One really weird thing I noticed is this: if a given person is not into fashion or the latest trends, he usually ends up dressing in clothes that reflect his personalities and interests. For example, I have some friends who love sports. They are definitely not into clothes. But they dress well, and they dress in clothes that present themselves to people as athletes. The jacket, the brand, the pants, shoes… all have something to do with SPORTS!

Another example is myself. Almost everyone who knows me well will tell you about my passion for writing, reading, and literature as a whole. I’m not exactly a fan of fashion… but I do like clothes that “look good”. Due to my pretty conservative background, I usually wear polos and shirts in classic colors and designs, mostly with jeans. But based on my attire, many people will ask me out of the blue if I’m a writer or am planning a career in that direction. Funny… because most of the time they don’t know a single thing about me. And I don’t consciously go out of my way to dress like a literature nerd.

My point in saying all this? Clothes reflect who you are, and as Christians, we must dress to represent ourselves well. Some may say that clothes do not make the man, and clothes do sometimes cover up who a person really is. However, people have a natural inclination to base their first impression mainly on the clothes that particular person is wearing. You may come up with all sorts of excuses and exceptions for your not-so-Christian attire, but in the end, you are misrepresenting yourself, the Christian community, and God. You can look good without dressing like the world dresses.

Also, the wrong clothing attracts the wrong crowd. You may be dressing to fit in with a certain group, impress a certain person, or whatever. But most times, you will end up with the wrong people; the people you should not be with.

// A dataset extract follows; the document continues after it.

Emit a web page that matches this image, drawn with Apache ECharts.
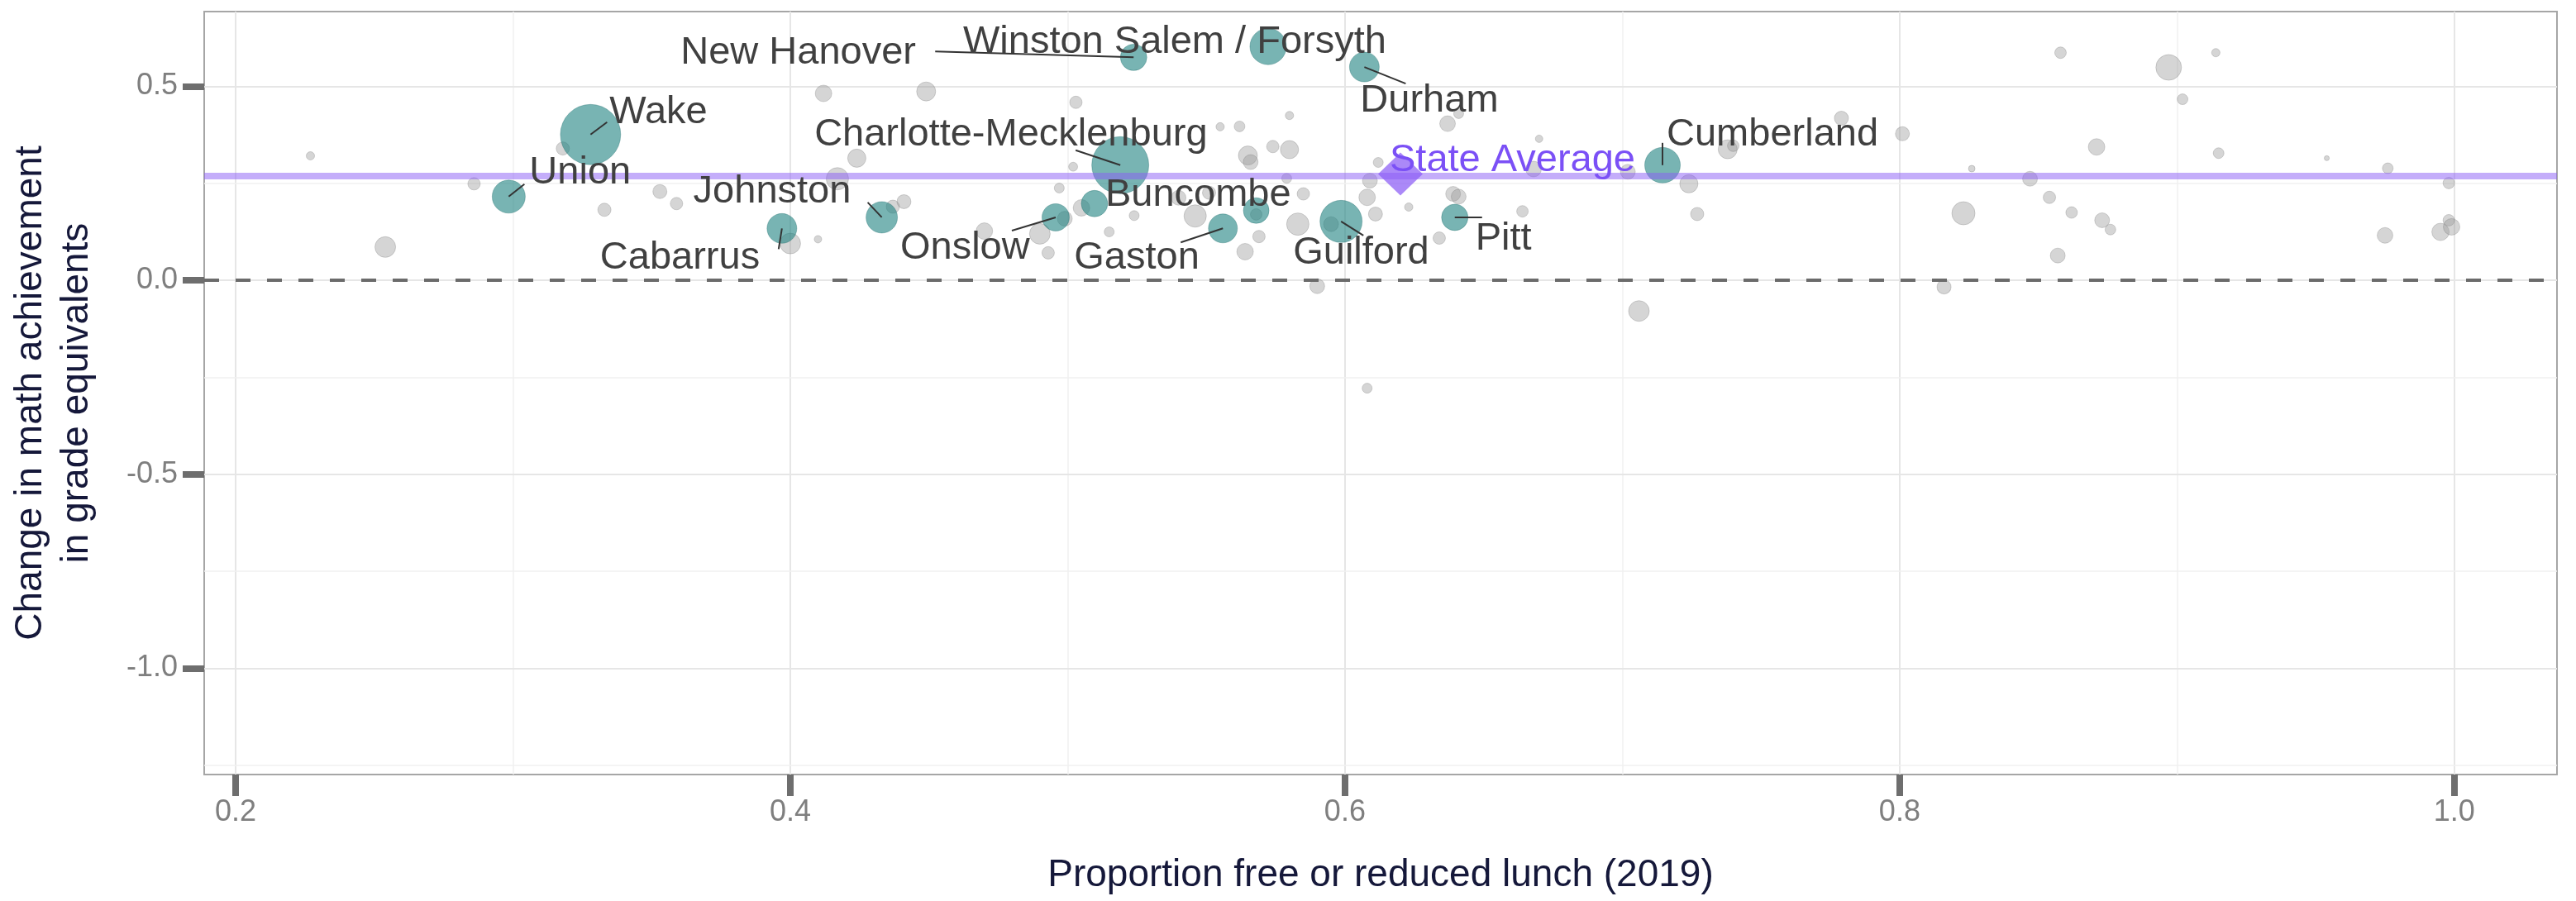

I’m not saying this to condemn, but I know the impact clothing trends have on many young believers. I am writing this out of concern for my fellow believers, for why would a peer like me go all out for no apparent reason just to criticize how people dress? Clothing expresses a person’s individuality, but clothes also reflect their values – whether they know it or not.  Personally, in the past I have debated over some clothing styles, and my conservative side won over. But honestly, it isn’t a huge struggle and problem for me. However, I’ve personal experience with people I know who love the Lord and do their best to live out His plan in their lives… but if I was a stranger and just met them, I would not automatically think them Christian – just because their clothes don’t reflect the modesty and self-respect that Christians as children of the King should be shrouded in… around their entire being.